» **SET TASK**: Quote all of the data that follows exactly as written, skipping the images.
Begin DATASET EXTRACT
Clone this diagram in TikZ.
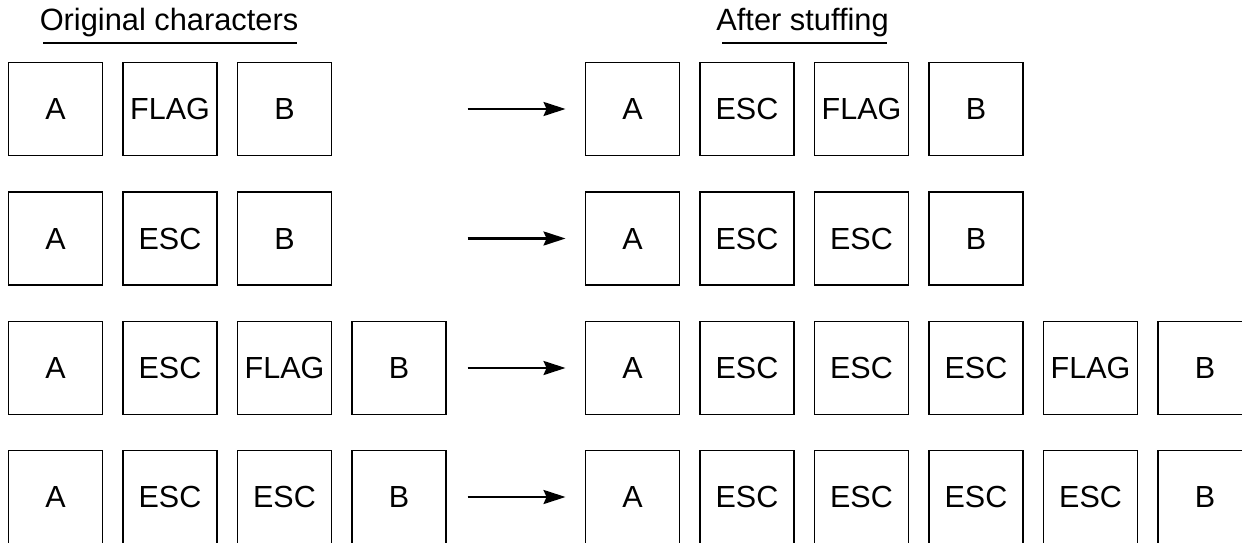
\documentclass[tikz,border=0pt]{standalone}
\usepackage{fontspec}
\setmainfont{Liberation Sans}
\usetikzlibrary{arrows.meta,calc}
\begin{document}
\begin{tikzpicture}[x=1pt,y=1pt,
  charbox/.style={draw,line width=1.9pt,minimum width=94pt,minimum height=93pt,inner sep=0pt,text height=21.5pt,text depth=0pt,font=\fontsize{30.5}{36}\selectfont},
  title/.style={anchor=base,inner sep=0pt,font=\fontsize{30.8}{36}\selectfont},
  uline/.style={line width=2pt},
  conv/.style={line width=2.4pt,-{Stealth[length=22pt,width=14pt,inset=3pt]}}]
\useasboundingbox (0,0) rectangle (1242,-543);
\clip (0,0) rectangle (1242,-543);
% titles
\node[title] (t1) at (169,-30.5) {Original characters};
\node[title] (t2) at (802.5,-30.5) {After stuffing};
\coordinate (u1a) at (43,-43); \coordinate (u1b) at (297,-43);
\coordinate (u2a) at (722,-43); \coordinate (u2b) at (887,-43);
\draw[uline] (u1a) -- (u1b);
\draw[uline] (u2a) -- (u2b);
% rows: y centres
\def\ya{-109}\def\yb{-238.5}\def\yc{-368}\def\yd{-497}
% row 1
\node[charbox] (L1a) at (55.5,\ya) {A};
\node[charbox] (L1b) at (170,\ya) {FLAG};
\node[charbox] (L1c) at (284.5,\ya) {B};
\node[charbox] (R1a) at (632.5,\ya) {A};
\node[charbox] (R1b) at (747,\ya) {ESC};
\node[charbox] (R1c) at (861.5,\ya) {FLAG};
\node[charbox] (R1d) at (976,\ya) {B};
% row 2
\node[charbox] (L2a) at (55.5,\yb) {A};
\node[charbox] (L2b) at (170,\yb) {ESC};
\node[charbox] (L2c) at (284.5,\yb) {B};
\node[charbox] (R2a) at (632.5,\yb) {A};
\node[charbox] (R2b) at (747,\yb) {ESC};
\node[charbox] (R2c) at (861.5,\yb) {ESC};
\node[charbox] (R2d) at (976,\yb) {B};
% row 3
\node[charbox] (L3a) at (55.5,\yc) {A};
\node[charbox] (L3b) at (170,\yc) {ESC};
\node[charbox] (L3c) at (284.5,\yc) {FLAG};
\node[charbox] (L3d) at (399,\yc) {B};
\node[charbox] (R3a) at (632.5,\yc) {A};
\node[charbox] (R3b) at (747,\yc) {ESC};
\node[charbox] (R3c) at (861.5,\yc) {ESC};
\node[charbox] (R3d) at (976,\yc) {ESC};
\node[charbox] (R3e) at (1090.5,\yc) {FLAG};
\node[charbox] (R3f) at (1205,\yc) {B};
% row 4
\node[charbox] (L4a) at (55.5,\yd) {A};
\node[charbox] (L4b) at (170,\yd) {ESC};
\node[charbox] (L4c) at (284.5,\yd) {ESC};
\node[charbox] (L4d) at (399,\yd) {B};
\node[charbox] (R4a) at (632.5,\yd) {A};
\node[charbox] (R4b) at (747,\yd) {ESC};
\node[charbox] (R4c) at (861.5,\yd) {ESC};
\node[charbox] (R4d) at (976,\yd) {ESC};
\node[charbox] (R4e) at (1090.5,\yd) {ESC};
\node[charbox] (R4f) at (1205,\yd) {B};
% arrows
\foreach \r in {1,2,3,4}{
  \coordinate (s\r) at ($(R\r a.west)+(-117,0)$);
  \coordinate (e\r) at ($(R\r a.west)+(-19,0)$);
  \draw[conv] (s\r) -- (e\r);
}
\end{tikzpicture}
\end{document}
End DATASET EXTRACT
» **TASK SOLUTION**:
Clone this diagram in TikZ.
\documentclass[tikz,border=0pt]{standalone}
\usepackage{fontspec}
\setmainfont{Liberation Sans}
\usetikzlibrary{arrows.meta,calc}
\begin{document}
\begin{tikzpicture}[x=1pt,y=1pt,
  charbox/.style={draw,line width=1.9pt,minimum width=94pt,minimum height=93pt,inner sep=0pt,text height=21.5pt,text depth=0pt,font=\fontsize{30.5}{36}\selectfont},
  title/.style={anchor=base,inner sep=0pt,font=\fontsize{30.8}{36}\selectfont},
  uline/.style={line width=2pt},
  conv/.style={line width=2.4pt,-{Stealth[length=22pt,width=14pt,inset=3pt]}}]
\useasboundingbox (0,0) rectangle (1242,-543);
\clip (0,0) rectangle (1242,-543);
% titles
\node[title] (t1) at (169,-30.5) {Original characters};
\node[title] (t2) at (802.5,-30.5) {After stuffing};
\coordinate (u1a) at (43,-43); \coordinate (u1b) at (297,-43);
\coordinate (u2a) at (722,-43); \coordinate (u2b) at (887,-43);
\draw[uline] (u1a) -- (u1b);
\draw[uline] (u2a) -- (u2b);
% rows: y centres
\def\ya{-109}\def\yb{-238.5}\def\yc{-368}\def\yd{-497}
% row 1
\node[charbox] (L1a) at (55.5,\ya) {A};
\node[charbox] (L1b) at (170,\ya) {FLAG};
\node[charbox] (L1c) at (284.5,\ya) {B};
\node[charbox] (R1a) at (632.5,\ya) {A};
\node[charbox] (R1b) at (747,\ya) {ESC};
\node[charbox] (R1c) at (861.5,\ya) {FLAG};
\node[charbox] (R1d) at (976,\ya) {B};
% row 2
\node[charbox] (L2a) at (55.5,\yb) {A};
\node[charbox] (L2b) at (170,\yb) {ESC};
\node[charbox] (L2c) at (284.5,\yb) {B};
\node[charbox] (R2a) at (632.5,\yb) {A};
\node[charbox] (R2b) at (747,\yb) {ESC};
\node[charbox] (R2c) at (861.5,\yb) {ESC};
\node[charbox] (R2d) at (976,\yb) {B};
% row 3
\node[charbox] (L3a) at (55.5,\yc) {A};
\node[charbox] (L3b) at (170,\yc) {ESC};
\node[charbox] (L3c) at (284.5,\yc) {FLAG};
\node[charbox] (L3d) at (399,\yc) {B};
\node[charbox] (R3a) at (632.5,\yc) {A};
\node[charbox] (R3b) at (747,\yc) {ESC};
\node[charbox] (R3c) at (861.5,\yc) {ESC};
\node[charbox] (R3d) at (976,\yc) {ESC};
\node[charbox] (R3e) at (1090.5,\yc) {FLAG};
\node[charbox] (R3f) at (1205,\yc) {B};
% row 4
\node[charbox] (L4a) at (55.5,\yd) {A};
\node[charbox] (L4b) at (170,\yd) {ESC};
\node[charbox] (L4c) at (284.5,\yd) {ESC};
\node[charbox] (L4d) at (399,\yd) {B};
\node[charbox] (R4a) at (632.5,\yd) {A};
\node[charbox] (R4b) at (747,\yd) {ESC};
\node[charbox] (R4c) at (861.5,\yd) {ESC};
\node[charbox] (R4d) at (976,\yd) {ESC};
\node[charbox] (R4e) at (1090.5,\yd) {ESC};
\node[charbox] (R4f) at (1205,\yd) {B};
% arrows
\foreach \r in {1,2,3,4}{
  \coordinate (s\r) at ($(R\r a.west)+(-117,0)$);
  \coordinate (e\r) at ($(R\r a.west)+(-19,0)$);
  \draw[conv] (s\r) -- (e\r);
}
\end{tikzpicture}
\end{document}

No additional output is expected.